We recommend using the Intel compilers.

Compiling OpenMP applications

Example: compiling the OpenMP-program, openmp.f with ifort:

ifort -openmp openmp.f

Example: compiling the OpenMP-program, openmp.c with icc:

icc -openmp openmp.c

Compiling MPI applications

Example: compiling the MPI-program, mpiprog.f with ifort:

ifort mpiprog.f -Nmpi

Example: compiling the MPI-program, mpiprog.c with icc:

icc mpiprog.c -Nmpi

Intel compiler, useful compiler options

Below is a short list of useful compiler options.
The manual pages "man ifort" and "man icc" contain more details, and further information is also found at the Intel homepage [here].

(a) Optimization
There are three different optimization levels in Intel's compilers:


-O0

Disable optimizations.


-O1,-O2 

Enable optimizations (DEFAULT).


-O3

Enable -O2 plus more aggressive optimizations that may not improve performance for all programs.

A recommended flag for general code is -O2 and for best performance -O3 -ip. As always however, aggressive optimisation runs a higher risk of encountering compiler limitations.

(b) Debugging


-g

Generate symbolic debug information.


-traceback

Generate extra information in the object file to allow the display of source file traceback information at runtime when a severe error occurs.


-fpe<n>

Specifies floating-point exception handling at run-time.


-mp

Maintains floating-point precision (while disabling some optimizations).

(c) Profiling


-p

Compile and link for function profiling with UNIX gprof tool.

(d) Options that only apply to Fortran programs


-assume byterecl

Specifies (for unformatted data files) that the units for the OPEN statement RECL specifier (record length) value are in bytes, not longwords (four-byte units). For formatted files, the RECL unit is always in bytes.


-r8

Set default size of REAL to 8 bytes.


-i8

Set default size of integer variables to 8 bytes.


-zero 

Implicitly initialize all data to zero.


-save

Save variables (static allocation) except local variables within a recursive routine; opposite of -auto.


-CB

Performs run-time checks on whether array subscript and substring references are within declared bounds.

(e) Miscellaneous
Little endian to Big endian conversion in Fortran is done through the F_UFMTENDIAN environment variable.
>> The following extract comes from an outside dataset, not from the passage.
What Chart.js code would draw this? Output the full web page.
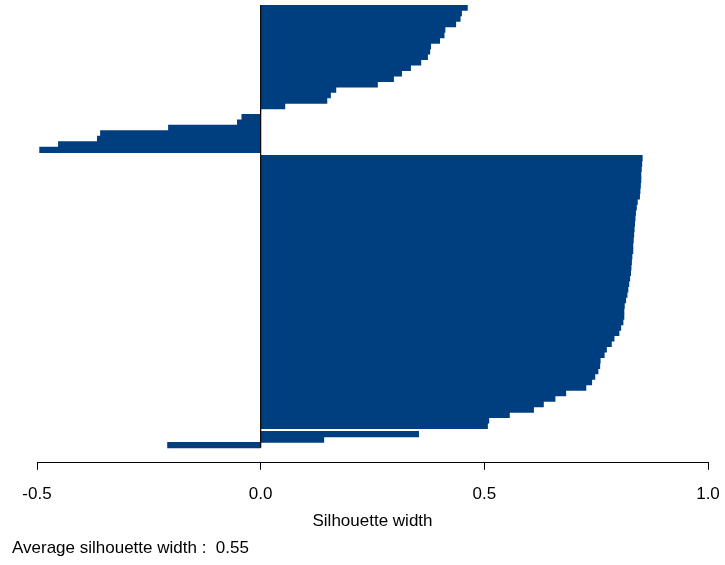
<!DOCTYPE html>
<html>
<head>
<meta charset="utf-8">
<script src="https://cdn.jsdelivr.net/npm/chart.js@4.4.1/dist/chart.umd.min.js"></script>
<style>
    html, body { margin: 0; padding: 0; background: #fff; }
    #wrap { width: 725px; height: 565px; position: relative; }
</style>
</head>
<body>
<div id="wrap"><canvas id="chart-1"></canvas></div>
<script>
// silhouette widths per cluster, sorted like the original plot (top to bottom)
const clusterOne = [0.462, 0.449, 0.446, 0.436, 0.412, 0.410, 0.400, 0.380, 0.378, 0.373,
    0.358, 0.335, 0.315, 0.297, 0.261, 0.168, 0.156, 0.148, 0.054, 0.000,
    -0.042, -0.052, -0.206, -0.358, -0.365, -0.452, -0.494]
const clusterTwo = [0.853, 0.852, 0.851, 0.850, 0.850, 0.849, 0.848, 0.847, 0.842, 0.840,
    0.838, 0.837, 0.836, 0.835, 0.834, 0.833, 0.832, 0.832, 0.830, 0.829,
    0.828, 0.827, 0.825, 0.823, 0.821, 0.819, 0.816, 0.813, 0.812, 0.812,
    0.810, 0.805, 0.801, 0.790, 0.784, 0.773, 0.768, 0.759, 0.758, 0.754,
    0.747, 0.740, 0.727, 0.682, 0.658, 0.632, 0.610, 0.556, 0.510, 0.507]
const clusterThree = [0.353, 0.141, -0.208]

const xTicks = [-0.5, 0.0, 0.5, 1.0]
const averageWidth = 0.55

const clusters = [clusterOne, clusterTwo, clusterThree]
const clusterGap = 0.5 // same as R's space between clusters

// one bar per observation, stacked down the y axis
const points = []
let pos = 0
clusters.forEach((vals, ci) => {
    if (ci > 0) pos += clusterGap
    vals.forEach(v => {
        points.push({ x: v, y: pos + 0.5 })
        pos += 1
    })
})
const total = pos

const barColor = '#003F7F'
const fontFamily = '"Liberation Sans", Arial, sans-serif'

Chart.defaults.font.family = fontFamily
Chart.defaults.color = '#000'

const elChart1 = document.querySelector('#chart-1')

const chart1 = new Chart(elChart1, {
    type: 'bar',
    data: {
        datasets: [{
            type: 'line',
            label: 'zero',
            data: [{ x: 0, y: 0 }, { x: 0, y: total }],
            borderColor: '#000',
            borderWidth: 1.2,
            pointRadius: 0,
            order: 0
        }, {
            label: 'Silhouette width',
            data: points,
            backgroundColor: barColor,
            borderColor: barColor,
            borderWidth: 0,
            inflateAmount: 0.4, // hides hairline seams between bars
            barPercentage: 1.0,
            categoryPercentage: 1.0,
            order: 1
        }]
    },
    options: {
        indexAxis: 'y',
        responsive: true,
        maintainAspectRatio: false,
        animation: false,
        layout: {
            padding: { left: 12, right: 17, top: 5, bottom: 6 }
        },
        plugins: {
            legend: { display: false },
            tooltip: { enabled: false },
            title: {
                display: true,
                position: 'bottom',
                align: 'start',
                text: 'Average silhouette width :  ' + averageWidth.toFixed(2),
                color: '#000',
                font: { size: 17, weight: 'normal', family: fontFamily },
                padding: { top: 7, bottom: 0 }
            }
        },
        scales: {
            x: {
                type: 'linear',
                min: -0.5,
                max: 1.0,
                offset: false,
                afterBuildTicks: (axis) => {
                    axis.ticks = xTicks.map(v => ({ value: v }))
                },
                afterFit: (axis) => {
                    // labels may hang past the ends, like R does
                    axis.paddingLeft = 0
                    axis.paddingRight = 0
                },
                grid: {
                    drawOnChartArea: false,
                    drawTicks: true,
                    tickLength: 7,
                    color: '#000'
                },
                border: { display: true, color: '#000', width: 1 },
                ticks: {
                    color: '#000',
                    font: { size: 17 },
                    padding: 14,
                    maxRotation: 0,
                    callback: (val) => Number(val).toFixed(1)
                },
                title: {
                    display: true,
                    text: 'Silhouette width',
                    color: '#000',
                    font: { size: 17 },
                    padding: { top: -7, bottom: 0 }
                }
            },
            y: {
                type: 'linear',
                reverse: true,
                offset: false,
                min: 0,
                max: total + 2.75, // leave room above the axis like the original
                grid: { display: false },
                border: { display: false },
                ticks: { display: false },
                afterFit: (scale) => { scale.width = 25 }
            }
        }
    }
})
</script>
</body>
</html>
When set, the following operations are done:

  • The WRITE operation converts little endian format to big endian format.
  • The READ operation converts big endian format to little endian format.


F_UFMTENDIAN = big 

Convert all files.


F_UFMTENDIAN ="big;little:8" 

All files except those connected to unit 8 are converted.

Math libraries

Intel Math Kernel Library

MKL versions 10.2 (default), 10.1, and 9.1 are installed.
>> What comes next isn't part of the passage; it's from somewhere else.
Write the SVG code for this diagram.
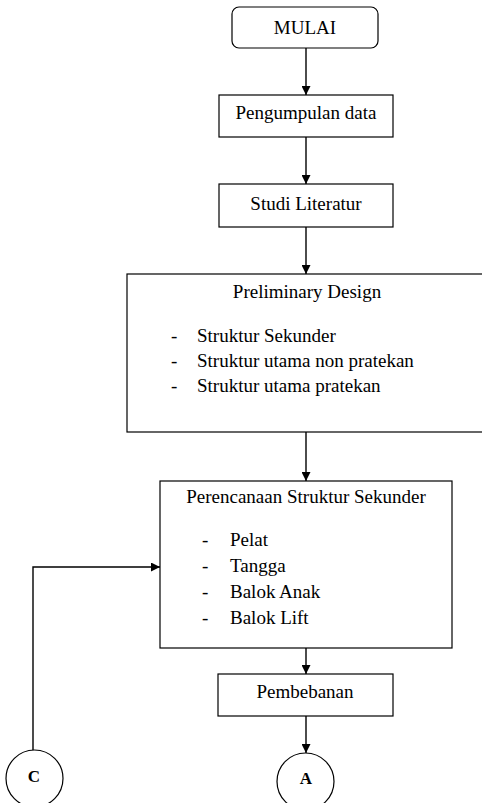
<svg xmlns="http://www.w3.org/2000/svg" width="482" height="803" viewBox="0 0 482 803">
<style>
.box{fill:#fff;stroke:#000;stroke-width:1.2}
.t{font-family:'Liberation Serif','Times New Roman',Tinos,'DejaVu Serif',serif;font-size:19px;fill:#000}
.c{text-anchor:middle}
.b{font-weight:bold;font-size:17px}
.ln{fill:none;stroke:#000;stroke-width:1.4}
</style>
<defs>
<marker id="ah" viewBox="0 0 10 10" refX="10" refY="5" markerWidth="9" markerHeight="9" markerUnits="userSpaceOnUse" orient="auto">
<path d="M0,0 L10,5 L0,10 Z" fill="#000"/>
</marker>
</defs>
<rect width="482" height="803" fill="#fff"/>
<g id="connectors">
<line class="ln" x1="306" y1="48" x2="306" y2="95" marker-end="url(#ah)"/>
<line class="ln" x1="306" y1="137" x2="306" y2="184" marker-end="url(#ah)"/>
<line class="ln" x1="306" y1="227" x2="306" y2="274" marker-end="url(#ah)"/>
<line class="ln" x1="306" y1="432" x2="306" y2="481" marker-end="url(#ah)"/>
<line class="ln" x1="306" y1="648" x2="306" y2="674" marker-end="url(#ah)"/>
<line class="ln" x1="306" y1="716" x2="306" y2="753" marker-end="url(#ah)"/>
<polyline class="ln" points="33,750 33,567 160,567" marker-end="url(#ah)"/>
</g>
<g id="mulai">
<rect class="box" x="232" y="7" width="146" height="41" rx="7"/>
<text class="t c" x="305" y="34" font-family="Liberation Serif, serif">MULAI</text>
</g>
<g id="pengumpulan">
<rect class="box" x="219" y="95" width="174" height="42"/>
<text class="t c" x="306" y="119">Pengumpulan data</text>
</g>
<g id="studi">
<rect class="box" x="219" y="184" width="174" height="43"/>
<text class="t c" x="306" y="210">Studi Literatur</text>
</g>
<g id="preliminary">
<rect class="box" x="127" y="274" width="360" height="158"/>
<text class="t c" x="307" y="298">Preliminary Design</text>
<text class="t" x="171" y="342">-</text>
<text class="t" x="197" y="342">Struktur Sekunder</text>
<text class="t" x="171" y="367">-</text>
<text class="t" x="197" y="367">Struktur utama non pratekan</text>
<text class="t" x="171" y="392">-</text>
<text class="t" x="197" y="392">Struktur utama pratekan</text>
</g>
<g id="perencanaan">
<rect class="box" x="160" y="481" width="292" height="167"/>
<text class="t c" x="306" y="503">Perencanaan Struktur Sekunder</text>
<text class="t" x="202" y="546">-</text>
<text class="t" x="230" y="546">Pelat</text>
<text class="t" x="202" y="572">-</text>
<text class="t" x="230" y="572">Tangga</text>
<text class="t" x="202" y="598">-</text>
<text class="t" x="230" y="598">Balok Anak</text>
<text class="t" x="202" y="624">-</text>
<text class="t" x="230" y="624">Balok Lift</text>
</g>
<g id="pembebanan">
<rect class="box" x="218" y="674" width="175" height="42"/>
<text class="t c" x="305" y="698">Pembebanan</text>
</g>
<g id="circleC">
<circle class="box" cx="34.5" cy="778.5" r="28.5"/>
<text class="t c b" x="34" y="782">C</text>
</g>
<g id="circleA">
<circle class="box" cx="305.5" cy="781.5" r="28.5"/>
<text class="t c b" x="306" y="784">A</text>
</g>
</svg>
For complementary information look at user notes for Intel® Math Kernel Library for Linux Technical [here].

The Math Kernel Library includes the following groups of routines:

  • Basic Linear Algebra Subprograms (BLAS):

    • vector operations

    • matrix-vector operations

    • matrix-matrix operations

  • Sparse BLAS (basic vector operations on sparse vectors)
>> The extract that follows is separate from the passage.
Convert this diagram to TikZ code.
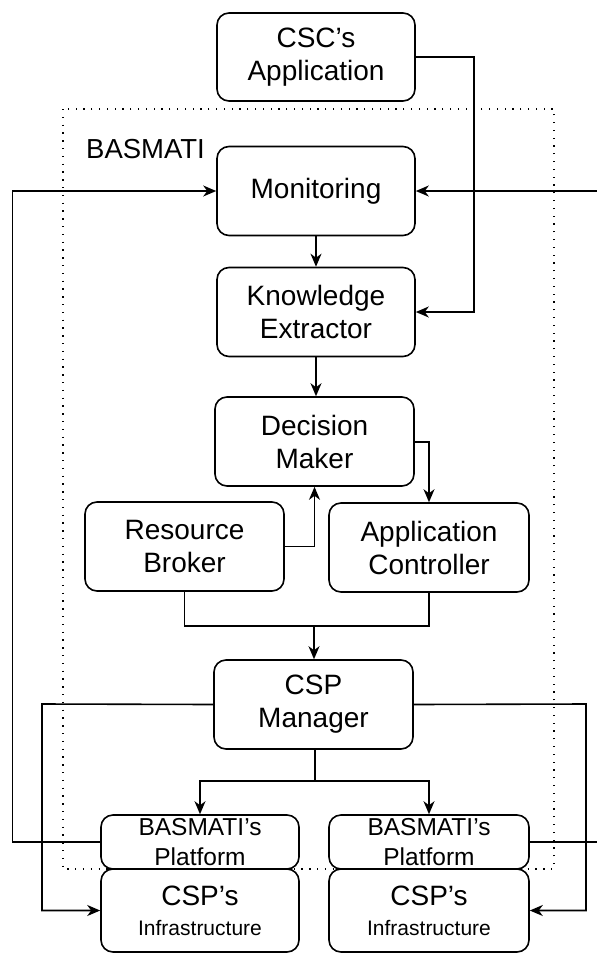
\documentclass[tikz,border=0pt]{standalone}
\usepackage{fontspec}
\setmainfont{Liberation Sans}
\usetikzlibrary{arrows.meta}
\begin{document}
\begin{tikzpicture}[x=1pt,y=-1pt,
  box/.style={draw, line width=1.6pt, rounded corners=12pt, align=center,
    inner sep=0pt, font=\fontsize{28}{33}\selectfont},
  line/.style={line width=1.6pt},
  arr/.style={line width=1.6pt, -{Stealth[length=13pt,width=11pt,inset=4pt]}},
  lbl/.style={inner sep=0pt}]
\useasboundingbox (0,0) rectangle (597,956);
% dotted BASMATI boundary
\draw[line width=1.3pt, dash pattern=on 1.3pt off 6.5pt] (63,109) rectangle (554,869);
\node[lbl, anchor=west, font=\fontsize{27.5}{33}\selectfont] (bas) at (86,149) {BASMATI};
% nodes
\node[box, minimum width=198pt, minimum height=88pt] (csc) at (316,57) {CSC's\\Application};
\node[box, minimum width=198pt, minimum height=89pt] (mon) at (316,191) {Monitoring};
\node[box, minimum width=198pt, minimum height=89pt] (ke) at (316,312) {Knowledge\\Extractor};
\node[box, minimum width=199pt, minimum height=89pt] (dm) at (314.5,441.5) {Decision\\Maker};
\node[box, minimum width=199pt, minimum height=89pt] (rb) at (184.5,546.5) {Resource\\Broker};
\node[box, minimum width=200pt, minimum height=89pt] (ac) at (429,547.5) {Application\\Controller};
\node[box, minimum width=199pt, minimum height=89pt] (cspm) at (313.5,704.5) {CSP\\Manager};
\node[box, minimum width=198pt, minimum height=83pt, font=\fontsize{28}{30}\selectfont] (infL) at (200,910.5) {CSP's\\{\fontsize{21}{26}\selectfont Infrastructure}};
\node[box, minimum width=200pt, minimum height=83pt, font=\fontsize{28}{30}\selectfont] (infR) at (429,910.5) {CSP's\\{\fontsize{21}{26}\selectfont Infrastructure}};
\node[box, minimum width=198pt, minimum height=54pt, font=\fontsize{24.5}{30}\selectfont] (plL) at (200,842) {BASMATI's\\Platform};
\node[box, minimum width=200pt, minimum height=54pt, font=\fontsize{24.5}{30}\selectfont] (plR) at (429,842) {BASMATI's\\Platform};
% junction coordinates
\coordinate (j1) at (314,626);
\coordinate (j2) at (315,781);
\coordinate (lx) at (12.5,842);
\coordinate (rx) at (600,842);
\coordinate (cx) at (474,57);
\coordinate (ml) at (42,704);
\coordinate (mr) at (586,704);
% connectors
\draw[arr] (csc.east) -- (cx) |- (ke.east);
\draw[arr] (mon.south) -- (ke.north -| mon.south);
\draw[arr] (ke.south) -- (dm.north -| ke.south);
\draw[arr] (dm.east |- 0,442) -| (ac.north);
\draw[arr] (rb.east) -| (dm.south);
\draw[line] (rb.south) |- (j1) -| (ac.south);
\draw[arr] (j1) -- (cspm.north -| j1);
\draw[line] (cspm.south -| j2) -- (j2);
\draw[arr] (j2) -| (plL.north);
\draw[arr] (j2) -| (plR.north);
\draw[arr] (plL.west) -- (lx) |- (mon.west);
\draw[arr] (plR.east) -- (rx) |- (mon.east);
\draw[arr] (cspm.west) -- (ml) |- (infL.west);
\draw[arr] (cspm.east) -- (mr) |- (infR.east);
\end{tikzpicture}
\end{document}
  • Fast Fourier transform routines (with Fortran and C interfaces)

  • LAPACK routines for solving systems of linear equations

  • LAPACK routines for solving least-squares problems, eigenvalue and singular value problems, and Sylvester's equations

  • Vector Mathematical Library (VML) functions for computing core mathematical functions on vector arguments (with Fortran and C interfaces).

Full documentation can be found at http://www.intel.com/software/products/mkl/

Directory structure
MKL is located in $MKL_ROOT, defined at login. Semantically, MKL consists of two parts: LAPACK and processor specific kernels. The LAPACK library contains LAPACK routines and drivers that were optimized as without regard to processor so that it can be used effectively on different processors. Processor specific kernels contain BLAS, FFT, CBLAS, and VML that were optimized for the specific processor. Threading software is supplied as a separate dynamic link library - libguide.so, when linking dynamically to MKL.
Linking with MKL
To use LAPACK and BLAS software you must link two libraries: LAPACK and one of the processor specific kernels (i.e. libmkl). Please use -L$MKL_ROOT instead of hardcoding the path. This will ensure that correct libraries are used when switching modules between different mkl versions.

Example:


ld myprog.o -L$MKL_ROOT -lmkl_lapack -lmkl

Example (Dynamic linking using ifort):


ifort -L$MKL_ROOT -o example example.o  -lmkl_lapack -lmkl

SGIs Scientific Computing Software Library (SCSL)

We no longer recommend the use of SGIs mathematical library routines known as SCSL. They are mostly provided to be used by old binaries. The libraries are located at /usr/lib and they are included with the link command:

 ifort
-L/usr/local/scsl/default/lib myprog.f -lscs -lsdsm 
The routines are callable from Fortran, C, and C++ programs.

The SCSL library contains:

  • BLAS
  • LAPACK
  • Signal processing library with FFTs.
  • Sparse direct solvers.
  • Sparse iterative solvers.

Executing parallel jobs

There are two main alternatives to develop program codes that can be executed on multiple shared memory CPUs namely OpenMP and MPI, and the two types of applications are executed differently.

Executing an OpenMP application

The number of threads to be used by the application must be defined, and should be less or equal to the number of CPUs that you allocate in your job submission. You can set the number of threads to be used by the application in two ways, either by defining a shell environment variable before starting the application or by calling an OpenMP library routine in the serial portion of the code.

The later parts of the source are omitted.